Step 2 (not to scale)
Once these are comfortable, repeat them using the "Scale", "Marching", and "Finding The Groove" variations from above. You can also try to slowly speed these up once you've developed a basic comfort level with them.
Basic Practice Guidance for Using A Metronome:
To help you incorporate the metronome into your practice routine, here are a few exercises and practice routines:
- Scale exercises: Practice playing scales with the metronome, starting at a slow tempo and gradually increasing the speed. Focus on playing each note cleanly and evenly; stay on time with the metronome.
- Rhythm exercises: Practice playing different rhythmic patterns with the metronome. Start with simple patterns and gradually increase the complexity. This will improve your ability to read rhythms and play with precision.
- Groove exercises: Explore different grooves and styles with the metronome. Set the metronome to the desired tempo and play along, focusing on locking in with the beat and maintaining a consistent groove.
- Performance Preparation: Use the metronome to prepare for performances by playing with recorded tracks or backing tracks. This will help you develop a strong sense of timing and ensure you can play in sync with other musicians.
Incorporate these exercises into your practice routine and adjust them according to your musical goals and needs. Remember to practice consistently and with focus to see the best results.
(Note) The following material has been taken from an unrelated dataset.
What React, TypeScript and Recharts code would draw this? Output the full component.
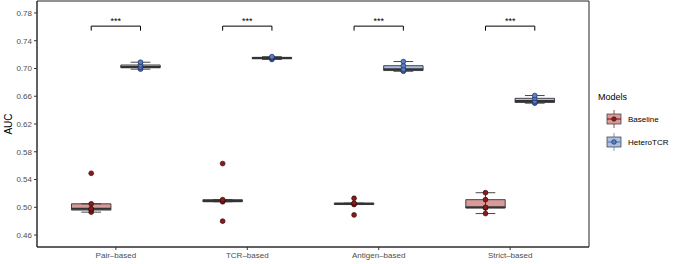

Mastering rhythm is a fundamental skill for any musician. A metronome is a powerful tool that can help you develop a rock-solid sense of timing and groove. By understanding the basics of rhythm, choosing the correct metronome, and incorporating it into your practice routine, you can enhance your overall musicality and become a more proficient player.
Remember to start at a comfortable tempo and gradually increase the difficulty as you progress. Practice regularly and consistently, focusing on playing accurately and in time with the metronome. Explore advanced techniques and exercises to further enhance your rhythmic abilities. I'll cover these in an upcoming article.
Using a metronome is a journey that requires patience and dedication. Embrace the process, and soon, you'll notice significant improvements in your rhythm, timing, and overall musical performance. So, grab your instrument, set your metronome, and embark on this rhythmic journey. Happy practicing!